The four layers: the engineering and architecture work that shapes what gets built and how it is priced; the commercial layer that turns it into pipeline; the capital narrative that makes it fundable; and the story that makes the market believe it. Most companies staff those four separately. Jeff covers them together.

Certified Chief AI Officer

The AI commercialization layer.

What to build on, what to charge, where the moat is, and how technical choices become commercial leverage.

CMO

The story and the demand.

Positioning, category, sales narrative, proof, and language buyers and boards both believe.

Operator

The rebuild underneath.

The plan, roadmap, model, GTM, and commercial operating system when the original version no longer holds.

// 03 · Durability

The measure is how long the strategy keeps running.

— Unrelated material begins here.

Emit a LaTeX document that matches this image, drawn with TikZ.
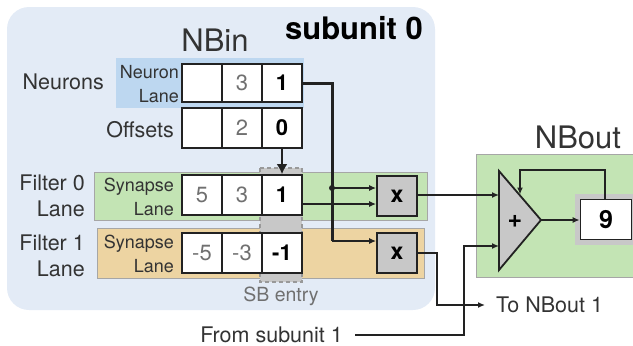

Jeff Brokaw claims the engine, not the headline number. The proof that matters is durability: a strategy that survived three management transitions and an acquisition, commercial models that kept working under new leadership, and companies later associated with $850M+ in exits. The work is designed to compound, not to expire.

A strategy that collapses the moment someone new takes over was never a strategy. It was a placeholder.

// 04 · Now

The problem I go after.

One technically complex company where the commercial layer has to be built from the ground up, by someone who can sit with the engineers and still carry the board. The product is real, the market can't see it yet, and that gap is the work, whether the seat is operating or advisory. Based in Charlotte, working remote or hybrid.